** Problem requirements **
Restate, exactly and without pictures, the lines from the start of the listing below through the line holding "(1184,655) -- (1184,860);".

--- START Collected material ---

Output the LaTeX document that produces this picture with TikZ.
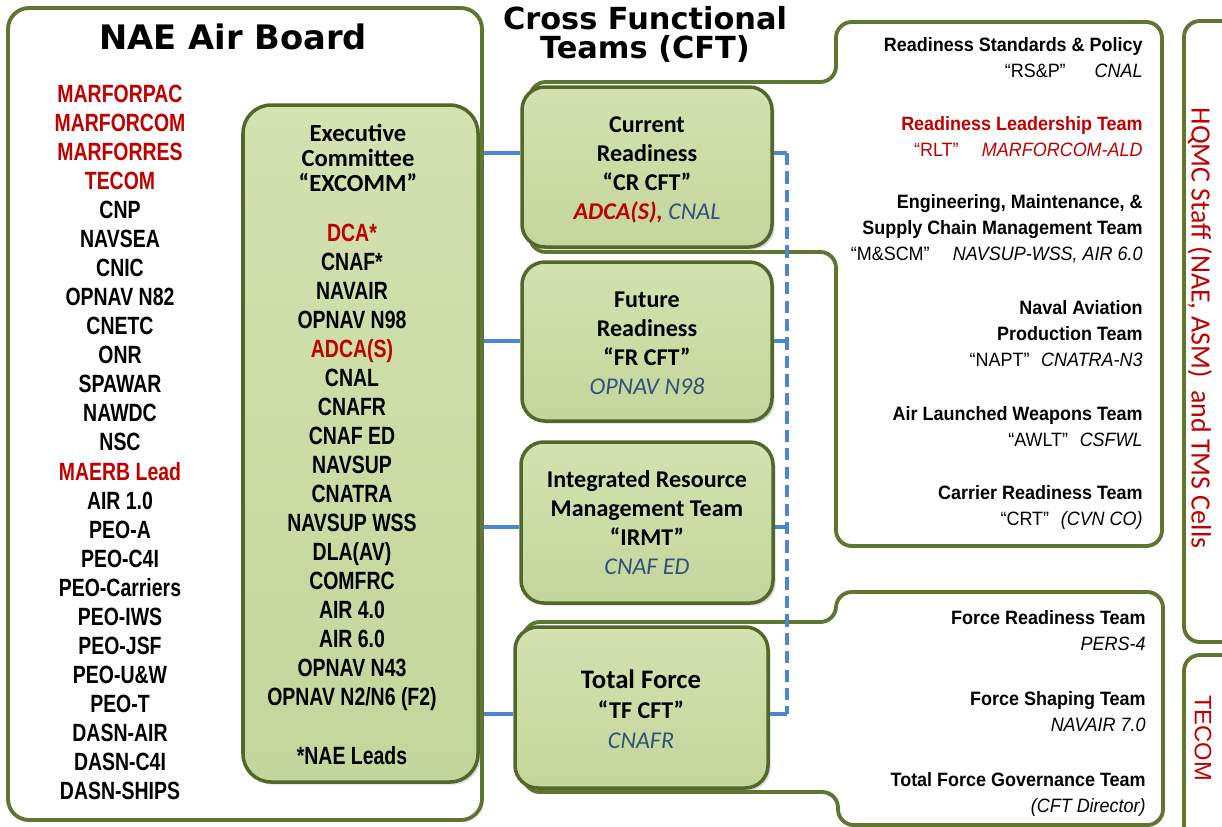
\documentclass[tikz,border=0pt]{standalone}
\usepackage{fontspec}
\setmainfont{Liberation Sans}
\newfontfamily\narrowfont{Liberation Sans}[FakeStretch=0.78]
\newfontfamily\teamfont{Liberation Sans}[FakeStretch=0.93]
\newfontfamily\calfont{Carlito}
\newfontfamily\headfont{DejaVu Sans}
\usetikzlibrary{fit,shadows}
\definecolor{panelgreen}{HTML}{5E7630}
\definecolor{boxedge}{HTML}{52682A}
\definecolor{boxtop}{HTML}{D3E2B0}
\definecolor{boxfill}{HTML}{C3D69B}
\definecolor{linkblue}{HTML}{4A86D4}
\definecolor{navred}{HTML}{C00000}
\definecolor{slate}{HTML}{34507A}
\newcommand{\cftlead}[1]{{\mdseries\itshape\color{slate}#1}}

\begin{document}
\begin{tikzpicture}[x=0.02cm,y=-0.02cm,
  panel/.style={draw=panelgreen,line width=2.2pt,rounded corners=9pt},
  greenbox/.style={draw=boxedge,line width=2pt,top color=boxtop,bottom color=boxfill,rounded corners=13pt,inner sep=0pt,
    drop shadow={opacity=0.3,shadow xshift=1.5pt,shadow yshift=-1.5pt}},
  member/.style={anchor=base,inner sep=0pt,font=\narrowfont\bfseries\fontsize{14.2}{16}\selectfont},
  cfttext/.style={align=center,font=\calfont\bfseries\fontsize{13.7}{16.5}\selectfont},
  team/.style={anchor=north east,align=right,inner sep=0pt,font=\teamfont\bfseries\fontsize{11}{14.8}\selectfont},
  link/.style={draw=linkblue,line width=2.3pt}]
\path[use as bounding box,clip] (0,0) rectangle (1222,826);

\node[panel,inner sep=0pt,rounded corners=12pt,fit={(8,8) (482,820)}] (board) {};
\node[font=\headfont\bfseries\fontsize{19.2}{20}\selectfont] (boardtitle) at (233,37) {NAE Air Board};
\node[align=center,font=\headfont\bfseries\fontsize{17.3}{16.5}\selectfont] (cfttitle) at (645,34) {Cross Functional\\Teams (CFT)};

\draw[panel] (530,170) -- (530,82) -- (836,82) -- (836,22) -- (1162,22) -- (1162,546) -- (836,546) -- (836,252) -- (530,252) -- cycle;
\draw[panel] (524,700) -- (524,622) -- (836,622) -- (836,592) -- (1163,592) -- (1163,825) -- (838,825) -- (838,792) -- (524,792) -- cycle;
\draw[panel] (1240,21) -- (1184,21) -- (1184,642) -- (1240,642);
\draw[panel] (1240,655) -- (1184,655) -- (1184,860);

\foreach \c/\t [count=\i from 0] in {navred/MARFORPAC,navred/MARFORCOM,navred/MARFORRES,navred/TECOM,black/CNP,black/NAVSEA,black/CNIC,black/OPNAV N82,black/CNETC,black/ONR,black/SPAWAR,black/NAWDC,black/NSC,navred/MAERB Lead,black/AIR 1.0,black/PEO-A,black/PEO-C4I,black/PEO-Carriers,black/PEO-IWS,black/PEO-JSF,black/PEO-U\&W,black/PEO-T,black/DASN-AIR,black/DASN-C4I,black/DASN-SHIPS}
\node[member,text=\c] (nae\i) at (120,102+29.08*\i) {\t};

\node[greenbox,rounded corners=16pt,fit={(243,105) (478,782)}] (excomm) {};
\node[anchor=north,align=center,inner sep=0pt,font=\calfont\bfseries\fontsize{14}{14.2}\selectfont] (exectitle) at (358,124) {Executive\\Committee\\“EXCOMM”};
\foreach \c/\t [count=\i from 0] in {navred/DCA*,black/CNAF*,black/NAVAIR,black/OPNAV N98,navred/ADCA(S),black/CNAL,black/CNAFR,black/CNAF ED,black/NAVSUP,black/CNATRA,black/NAVSUP WSS,black/DLA(AV),black/COMFRC,black/AIR 4.0,black/AIR 6.0,black/OPNAV N43,black/{OPNAV N2/N6 (F2)}}
\node[member,text=\c] (exec\i) at (352,241+29*\i) {\t};
\node[member] (leads) at (352,764) {*NAE Leads};

\node[greenbox,fit={(522,87) (772,247)}] (cr) {};
\node[greenbox,fit={(522,262) (772,421)}] (fr) {};
\node[greenbox,fit={(521,442) (773,603)}] (irmt) {};
\node[greenbox,fit={(515,627) (768,788)}] (tf) {};
\node[cfttext] (crtext) at (647,170) {Current\\Readiness\\“CR CFT”\\{\color{navred}\itshape ADCA(S),} \cftlead{CNAL}};
\node[cfttext] (frtext) at (647,343) {Future\\Readiness\\“FR CFT”\\\cftlead{OPNAV N98}};
\node[cfttext] (irmttext) at (647,523) {Integrated Resource\\Management Team\\“IRMT”\\\cftlead{CNAF ED}};
\node[cfttext,font=\calfont\bfseries\fontsize{13.7}{17}\selectfont] (tftext) at (641,709) {{\fontsize{15.2}{17}\selectfont Total Force}\\“TF CFT”\\\cftlead{CNAFR}};

\node[team] (rsp) at (1143,37) {Readiness Standards \& Policy\\{\mdseries “RS\&P”\hspace{1.5em}\itshape CNAL}};
\node[team,text=navred] (rlt) at (1143,116) {Readiness Leadership Team\\{\mdseries “RLT”\hspace{1.2em}\itshape MARFORCOM-ALD}};
\node[team] (mscm) at (1143,194) {Engineering, Maintenance, \&\\Supply Chain Management Team\\{\mdseries “M\&SCM”\hspace{1.2em}\itshape NAVSUP-WSS, AIR 6.0}};
\node[team] (napt) at (1143,300) {Naval Aviation\\Production Team\\{\mdseries “NAPT”\hspace{0.6em}\itshape CNATRA-N3}};
\node[team] (awlt) at (1143,406) {Air Launched Weapons Team\\{\mdseries “AWLT”\hspace{0.6em}\itshape CSFWL}};
\node[team] (crt) at (1143,485) {Carrier Readiness Team\\{\mdseries “CRT”\hspace{0.6em}\itshape (CVN CO)}};
\node[team] (frt) at (1146,610) {Force Readiness Team\\{\mdseries\itshape PERS-4}};
\node[team] (fst) at (1146,691) {Force Shaping Team\\{\mdseries\itshape NAVAIR 7.0}};
\node[team] (tfgt) at (1146,772) {Total Force Governance Team\\{\mdseries\itshape (CFT Director)}};

\node[rotate=-90,text=navred,font=\calfont\fontsize{15.9}{18}\selectfont] (hqmc) at (1200,328) {HQMC Staff (NAE, ASM)\ \ and TMS Cells};
\node[rotate=-90,text=navred,font=\fontsize{13.5}{14}\selectfont] (tecom) at (1203,738) {TECOM};

\coordinate (bustop) at (787,153);
\coordinate (busbot) at (787,714);
\foreach \b/\y in {cr/153,fr/341,irmt/527,tf/714}{
\coordinate (lvl) at (0,\y);
\draw[link] (board.east |- lvl) -- (\b.west |- lvl);
\draw[link] (\b.east |- lvl) -- (bustop |- lvl);
}
\draw[link,dash pattern=on 7pt off 3.5pt] (bustop) -- (busbot);
\end{tikzpicture}
\end{document}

--- END Collected material ---

** Expected answer **
Output the LaTeX document that produces this picture with TikZ.
\documentclass[tikz,border=0pt]{standalone}
\usepackage{fontspec}
\setmainfont{Liberation Sans}
\newfontfamily\narrowfont{Liberation Sans}[FakeStretch=0.78]
\newfontfamily\teamfont{Liberation Sans}[FakeStretch=0.93]
\newfontfamily\calfont{Carlito}
\newfontfamily\headfont{DejaVu Sans}
\usetikzlibrary{fit,shadows}
\definecolor{panelgreen}{HTML}{5E7630}
\definecolor{boxedge}{HTML}{52682A}
\definecolor{boxtop}{HTML}{D3E2B0}
\definecolor{boxfill}{HTML}{C3D69B}
\definecolor{linkblue}{HTML}{4A86D4}
\definecolor{navred}{HTML}{C00000}
\definecolor{slate}{HTML}{34507A}
\newcommand{\cftlead}[1]{{\mdseries\itshape\color{slate}#1}}

\begin{document}
\begin{tikzpicture}[x=0.02cm,y=-0.02cm,
  panel/.style={draw=panelgreen,line width=2.2pt,rounded corners=9pt},
  greenbox/.style={draw=boxedge,line width=2pt,top color=boxtop,bottom color=boxfill,rounded corners=13pt,inner sep=0pt,
    drop shadow={opacity=0.3,shadow xshift=1.5pt,shadow yshift=-1.5pt}},
  member/.style={anchor=base,inner sep=0pt,font=\narrowfont\bfseries\fontsize{14.2}{16}\selectfont},
  cfttext/.style={align=center,font=\calfont\bfseries\fontsize{13.7}{16.5}\selectfont},
  team/.style={anchor=north east,align=right,inner sep=0pt,font=\teamfont\bfseries\fontsize{11}{14.8}\selectfont},
  link/.style={draw=linkblue,line width=2.3pt}]
\path[use as bounding box,clip] (0,0) rectangle (1222,826);

\node[panel,inner sep=0pt,rounded corners=12pt,fit={(8,8) (482,820)}] (board) {};
\node[font=\headfont\bfseries\fontsize{19.2}{20}\selectfont] (boardtitle) at (233,37) {NAE Air Board};
\node[align=center,font=\headfont\bfseries\fontsize{17.3}{16.5}\selectfont] (cfttitle) at (645,34) {Cross Functional\\Teams (CFT)};

\draw[panel] (530,170) -- (530,82) -- (836,82) -- (836,22) -- (1162,22) -- (1162,546) -- (836,546) -- (836,252) -- (530,252) -- cycle;
\draw[panel] (524,700) -- (524,622) -- (836,622) -- (836,592) -- (1163,592) -- (1163,825) -- (838,825) -- (838,792) -- (524,792) -- cycle;
\draw[panel] (1240,21) -- (1184,21) -- (1184,642) -- (1240,642);
\draw[panel] (1240,655) -- (1184,655) -- (1184,860);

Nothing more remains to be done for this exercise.